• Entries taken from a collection
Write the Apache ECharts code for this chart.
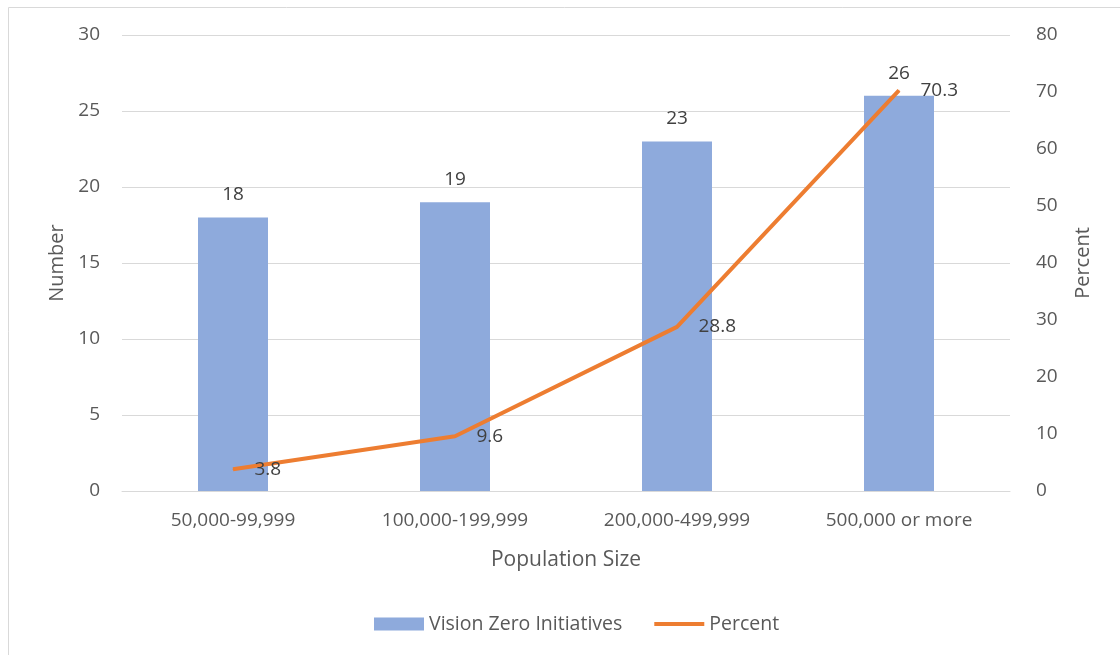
<!DOCTYPE html>
<html>
<head>
<meta charset="utf-8">
<script src="https://cdn.jsdelivr.net/npm/echarts@6/dist/echarts.min.js"></script>
<style>
  html, body { margin: 0; padding: 0; background: #fff; }
  #grafico { width: 1120px; height: 655px; }
</style>
</head>
<body>
<div id="grafico"></div>
<script>
// Dados do gráfico
const categorias = ["50,000-99,999", "100,000-199,999", "200,000-499,999", "500,000 or more"];
const iniciativas = [18, 19, 23, 26];
const percentual = [3.8, 9.6, 28.8, 70.3];

const fonte = '"Open Sans", "Noto Sans", sans-serif';
const cinza = '#595959';
const laranja = '#ed7d31';

const chart = echarts.init(document.getElementById('grafico'));
chart.setOption({
    animation: false,
    textStyle: { fontFamily: fonte },
    // moldura clara (só topo e lado esquerdo aparecem)
    graphic: [{
        type: 'rect',
        shape: { x: 8.5, y: 7.5, width: 1130, height: 660 },
        style: { fill: 'none', stroke: '#d9d9d9', lineWidth: 1 }
    }],
    grid: { left: 122, right: 110, top: 35, bottom: 164 },
    legend: {
        bottom: 16,
        left: 369,
        itemGap: 32,
        itemWidth: 50,
        itemHeight: 13,
        textStyle: { color: cinza, fontSize: 19.5, fontFamily: fonte },
        data: [
            { name: 'Vision Zero Initiatives', icon: 'rect' },
            { name: 'Percent', icon: 'path://M0,0 L52,0 L52,4 L0,4 Z', itemStyle: { color: laranja } }
        ]
    },
    xAxis: {
        type: 'category',
        data: categorias,
        name: 'Population Size',
        nameLocation: 'middle',
        nameGap: 59,
        nameTextStyle: { color: cinza, fontSize: 21 },
        axisLine: { lineStyle: { color: '#d9d9d9' } },
        axisTick: { show: false },
        axisLabel: { color: cinza, fontSize: 19, margin: 20 }
    },
    yAxis: [{
        type: 'value',
        min: 0, max: 30, interval: 5,
        name: 'Number',
        nameLocation: 'middle',
        nameGap: 53,
        nameTextStyle: { color: cinza, fontSize: 20 },
        axisLabel: { color: cinza, fontSize: 19, margin: 22 },
        splitLine: { lineStyle: { color: '#d9d9d9' } }
    }, {
        type: 'value',
        min: 0, max: 80, interval: 10,
        name: 'Percent',
        nameLocation: 'middle',
        nameGap: 63,
        nameRotate: 90,
        nameTextStyle: { color: cinza, fontSize: 20 },
        axisLabel: { color: cinza, fontSize: 19, margin: 26 },
        splitLine: { show: false }
    }],
    series: [{
        name: 'Vision Zero Initiatives',
        type: 'bar',
        data: iniciativas,
        barWidth: 70,
        itemStyle: { color: '#8eaadc' },
        label: { show: true, position: 'top', distance: 13, color: '#404040', fontSize: 19 }
    }, {
        name: 'Percent',
        type: 'line',
        yAxisIndex: 1,
        data: percentual,
        symbol: 'circle',
        symbolSize: 1,
        showSymbol: true,
        lineStyle: { color: laranja, width: 4 },
        itemStyle: { color: laranja },
        label: { show: true, position: 'right', distance: 21, color: '#404040', fontSize: 19 },
        z: 3
    }]
});
</script>
</body>
</html>
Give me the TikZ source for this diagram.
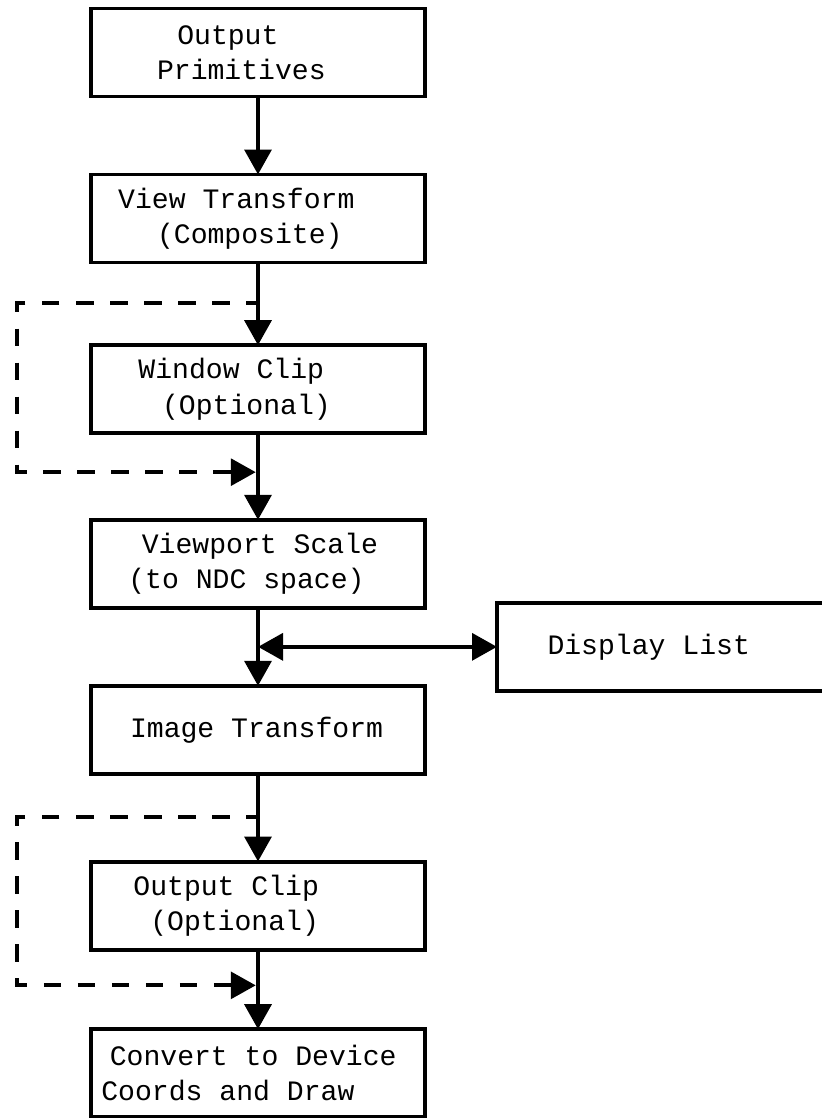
\documentclass[tikz,border=0pt]{standalone}
\usepackage{fontspec}
\usepackage{tikz}
\usetikzlibrary{arrows.meta, positioning, calc}
\newfontfamily\plotfont{Liberation Mono}
\newcommand{\boxfont}{\plotfont\fontsize{24}{30}\selectfont}
\newcommand{\indentch}[1]{\hspace*{#1\fontcharwd\font`0}}

\begin{document}
\begin{tikzpicture}[
        >={Triangle[length=0.75cm,width=0.8cm]},
        block/.style={rectangle, draw, line width=3.4pt, outer sep=0pt, text width=9.4cm, inner xsep=0.3cm, inner ysep=0pt, minimum height=2.64cm, align=flush left, font=\boxfont},
        flow/.style={draw, line width=3.8pt, ->},
        bypass/.style={draw, line width=3.6pt, dash pattern=on 0.52cm off 0.5cm, dash phase=0.165cm, shorten >=1.9pt, ->}
    ]
        \useasboundingbox (0,0) rectangle (24.66,-33.54);

        % Pipeline
        \node [block] (out_prim) at (7.74,-1.575) {\indentch{4.5}Output\\\indentch{3.3}Primitives};
        \node [block, below=2.34cm of out_prim] (view_tf) {\indentch{1}View Transform\\\indentch{3.3}(Composite)};
        \node [block, below=2.48cm of view_tf] (win_clip) {\indentch{2.2}Window Clip\\\indentch{3.6}(Optional)};
        \node [block, below=2.6cm of win_clip] (vp_scale) {\indentch{2.4}Viewport Scale\\\indentch{1.6}(to NDC space)};
        \node [block, below=2.34cm of vp_scale] (img_tf) {\indentch{1.7}Image Transform};
        \node [block, below=2.63cm of img_tf] (out_clip) {\indentch{1.9}Output Clip\\\indentch{2.9}(Optional)};
        \node [block, below=2.39cm of out_clip] (dev_draw) {\indentch{0.5}Convert to Device\\Coords and Draw};

        % Display list
        \coordinate (jn) at ($(vp_scale.south)!0.5!(img_tf.north)$);
        \node [block, text width=9.27cm, right=7.17cm of jn] (disp_list) {\indentch{2.4}Display List};

        % Bypass points
        \coordinate (wc_in) at ($(view_tf.south)!0.49!(win_clip.north)$);
        \coordinate (wc_out) at ($(win_clip.south)!0.45!(vp_scale.north)$);
        \coordinate (oc_in) at ($(img_tf.south)!0.49!(out_clip.north)$);
        \coordinate (oc_out) at ($(out_clip.south)!0.45!(dev_draw.north)$);
        \coordinate (bypass_x) at (0.51,0);

        % Paths
        \path [flow] (out_prim) -- (view_tf);
        \path [flow] (view_tf) -- (win_clip);
        \path [flow] (win_clip) -- (vp_scale);
        \path [flow] (vp_scale) -- (img_tf);
        \path [flow] (img_tf) -- (out_clip);
        \path [flow] (out_clip) -- (dev_draw);
        \path [flow, <->] (jn) -- (disp_list);
        % Optional clips
        \path [bypass] (wc_in) -| (bypass_x |- wc_out) -- (wc_out);
        \path [bypass] (oc_in) -| (bypass_x |- oc_out) -- (oc_out);

    \end{tikzpicture}
\end{document}
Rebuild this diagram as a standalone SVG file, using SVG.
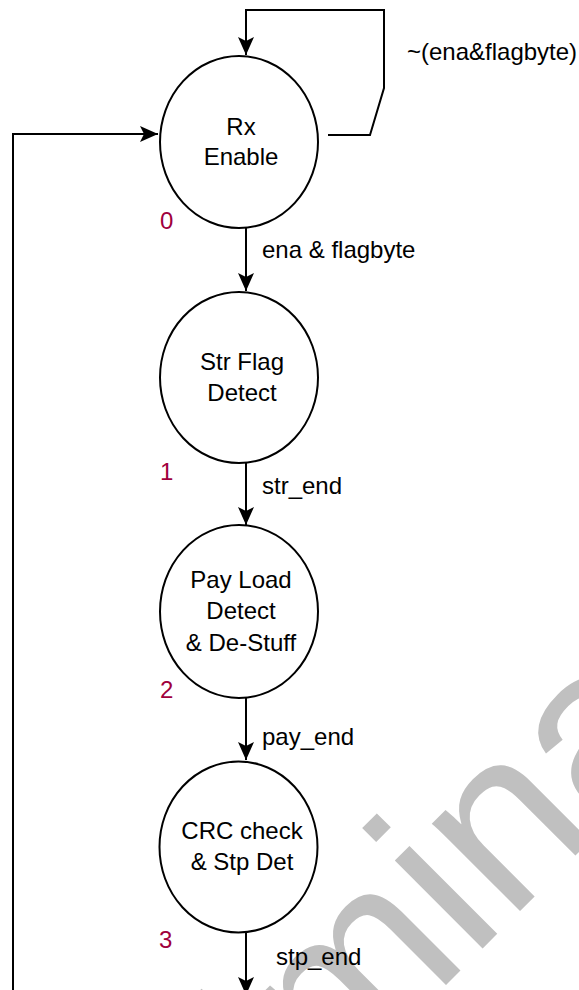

• Written problem
Set down all the entries exactly as they appear, but skip any pictures.

• Full answer
Write the Apache ECharts code for this chart.
<!DOCTYPE html>
<html>
<head>
<meta charset="utf-8">
<script src="https://cdn.jsdelivr.net/npm/echarts@6/dist/echarts.min.js"></script>
<style>
  html, body { margin: 0; padding: 0; background: #fff; }
  #grafico { width: 1120px; height: 655px; }
</style>
</head>
<body>
<div id="grafico"></div>
<script>
// Dados do gráfico
const categorias = ["50,000-99,999", "100,000-199,999", "200,000-499,999", "500,000 or more"];
const iniciativas = [18, 19, 23, 26];
const percentual = [3.8, 9.6, 28.8, 70.3];

const fonte = '"Open Sans", "Noto Sans", sans-serif';
const cinza = '#595959';
const laranja = '#ed7d31';

const chart = echarts.init(document.getElementById('grafico'));
chart.setOption({
    animation: false,
    textStyle: { fontFamily: fonte },
    // moldura clara (só topo e lado esquerdo aparecem)
    graphic: [{
        type: 'rect',
        shape: { x: 8.5, y: 7.5, width: 1130, height: 660 },
        style: { fill: 'none', stroke: '#d9d9d9', lineWidth: 1 }
    }],
    grid: { left: 122, right: 110, top: 35, bottom: 164 },
    legend: {
        bottom: 16,
        left: 369,
        itemGap: 32,
        itemWidth: 50,
        itemHeight: 13,
        textStyle: { color: cinza, fontSize: 19.5, fontFamily: fonte },
        data: [
            { name: 'Vision Zero Initiatives', icon: 'rect' },
            { name: 'Percent', icon: 'path://M0,0 L52,0 L52,4 L0,4 Z', itemStyle: { color: laranja } }
        ]
    },
    xAxis: {
        type: 'category',
        data: categorias,
        name: 'Population Size',
        nameLocation: 'middle',
        nameGap: 59,
        nameTextStyle: { color: cinza, fontSize: 21 },
        axisLine: { lineStyle: { color: '#d9d9d9' } },
        axisTick: { show: false },
        axisLabel: { color: cinza, fontSize: 19, margin: 20 }
    },
    yAxis: [{
        type: 'value',
        min: 0, max: 30, interval: 5,
        name: 'Number',
        nameLocation: 'middle',
        nameGap: 53,
        nameTextStyle: { color: cinza, fontSize: 20 },
        axisLabel: { color: cinza, fontSize: 19, margin: 22 },
        splitLine: { lineStyle: { color: '#d9d9d9' } }
    }, {
        type: 'value',
        min: 0, max: 80, interval: 10,
        name: 'Percent',
        nameLocation: 'middle',
        nameGap: 63,
        nameRotate: 90,
        nameTextStyle: { color: cinza, fontSize: 20 },
        axisLabel: { color: cinza, fontSize: 19, margin: 26 },
        splitLine: { show: false }
    }],
    series: [{
        name: 'Vision Zero Initiatives',
        type: 'bar',
        data: iniciativas,
        barWidth: 70,
        itemStyle: { color: '#8eaadc' },
        label: { show: true, position: 'top', distance: 13, color: '#404040', fontSize: 19 }
    }, {
        name: 'Percent',
        type: 'line',
        yAxisIndex: 1,
        data: percentual,
        symbol: 'circle',
        symbolSize: 1,
        showSymbol: true,
        lineStyle: { color: laranja, width: 4 },
        itemStyle: { color: laranja },
        label: { show: true, position: 'right', distance: 21, color: '#404040', fontSize: 19 },
        z: 3
    }]
});
</script>
</body>
</html>
Give me the TikZ source for this diagram.
\documentclass[tikz,border=0pt]{standalone}
\usepackage{fontspec}
\usepackage{tikz}
\usetikzlibrary{arrows.meta, positioning, calc}
\newfontfamily\plotfont{Liberation Mono}
\newcommand{\boxfont}{\plotfont\fontsize{24}{30}\selectfont}
\newcommand{\indentch}[1]{\hspace*{#1\fontcharwd\font`0}}

\begin{document}
\begin{tikzpicture}[
        >={Triangle[length=0.75cm,width=0.8cm]},
        block/.style={rectangle, draw, line width=3.4pt, outer sep=0pt, text width=9.4cm, inner xsep=0.3cm, inner ysep=0pt, minimum height=2.64cm, align=flush left, font=\boxfont},
        flow/.style={draw, line width=3.8pt, ->},
        bypass/.style={draw, line width=3.6pt, dash pattern=on 0.52cm off 0.5cm, dash phase=0.165cm, shorten >=1.9pt, ->}
    ]
        \useasboundingbox (0,0) rectangle (24.66,-33.54);

        % Pipeline
        \node [block] (out_prim) at (7.74,-1.575) {\indentch{4.5}Output\\\indentch{3.3}Primitives};
        \node [block, below=2.34cm of out_prim] (view_tf) {\indentch{1}View Transform\\\indentch{3.3}(Composite)};
        \node [block, below=2.48cm of view_tf] (win_clip) {\indentch{2.2}Window Clip\\\indentch{3.6}(Optional)};
        \node [block, below=2.6cm of win_clip] (vp_scale) {\indentch{2.4}Viewport Scale\\\indentch{1.6}(to NDC space)};
        \node [block, below=2.34cm of vp_scale] (img_tf) {\indentch{1.7}Image Transform};
        \node [block, below=2.63cm of img_tf] (out_clip) {\indentch{1.9}Output Clip\\\indentch{2.9}(Optional)};
        \node [block, below=2.39cm of out_clip] (dev_draw) {\indentch{0.5}Convert to Device\\Coords and Draw};

        % Display list
        \coordinate (jn) at ($(vp_scale.south)!0.5!(img_tf.north)$);
        \node [block, text width=9.27cm, right=7.17cm of jn] (disp_list) {\indentch{2.4}Display List};

        % Bypass points
        \coordinate (wc_in) at ($(view_tf.south)!0.49!(win_clip.north)$);
        \coordinate (wc_out) at ($(win_clip.south)!0.45!(vp_scale.north)$);
        \coordinate (oc_in) at ($(img_tf.south)!0.49!(out_clip.north)$);
        \coordinate (oc_out) at ($(out_clip.south)!0.45!(dev_draw.north)$);
        \coordinate (bypass_x) at (0.51,0);

        % Paths
        \path [flow] (out_prim) -- (view_tf);
        \path [flow] (view_tf) -- (win_clip);
        \path [flow] (win_clip) -- (vp_scale);
        \path [flow] (vp_scale) -- (img_tf);
        \path [flow] (img_tf) -- (out_clip);
        \path [flow] (out_clip) -- (dev_draw);
        \path [flow, <->] (jn) -- (disp_list);
        % Optional clips
        \path [bypass] (wc_in) -| (bypass_x |- wc_out) -- (wc_out);
        \path [bypass] (oc_in) -| (bypass_x |- oc_out) -- (oc_out);

    \end{tikzpicture}
\end{document}
Rebuild this diagram as a standalone SVG file, using SVG.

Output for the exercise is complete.